The torture scenes are dispassionate, functionary and unbearable. As they should be. Dan (Jason Clarke) portrays the CIA interrogator featured most prominently. He’s jaded, viewing it as just a job and barely seeing humanity anymore. He pointedly shows his pet monkeys more compassion than the human being he has just shoved into a tiny box. He initiates Maya (Jessica Chastain deserves the Oscar) into his world, where she initially balks, but then becomes complicit within. A scene where we are asked to feel sorry for Maya and her terrible, necessary duties and the weight it leaves on her shoulders is far too rich and absolutely the film’s low point. When the crucial piece of information that leads to Bin Laden’s discovery is revealed to have been in the CIA’s possession for years, rendering the, now shut down, rendition programs seemingly meaningless, Zero Dark Thirty claws back a lot of respectability. As does a scene where a CIA operative incredulously asks how they are supposed to obtain information without recourse to torture now Obama is in office.

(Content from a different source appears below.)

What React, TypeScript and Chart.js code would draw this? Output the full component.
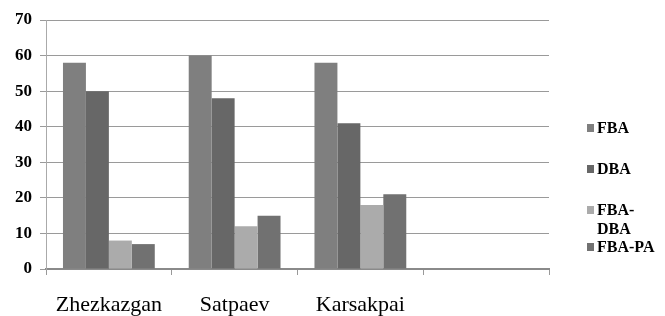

As soon as Bin Laden’s compound is identified, the film could logically end. In All The President’s Men, as soon as the link between the burglars and President Nixon is discovered, the credit’s roll as the rest of the story, Nixon’s impeachment, was so widely covered already. The grey, high walled building occupied by Bin Laden and several other families was so ubiquitous on the rolling news channels that it leaves the (worryingly Call Of Duty like) denouement, although brilliantly staged and shot, feeling somewhat pornographic as we wait and guess and jump and expect the next frame to contain the death of the world’s most wanted man. Bin Laden’s death in May 2011 means this film has been turned around in eighteen months and some of the joy masquerading as relief that was visible (from an outsider looking into America) seems to have seeped into this admirable attempt to remain dispassionate about a necessary, unpleasant, almost entirely justifiable chapter in America’s history. Perhaps as more distance is achieved more perspective will arrive. However, as of now, Zero Dark Thirty remains an uneasy proposition, marred by ethical dilemmas that were never really dilemmas in the first place.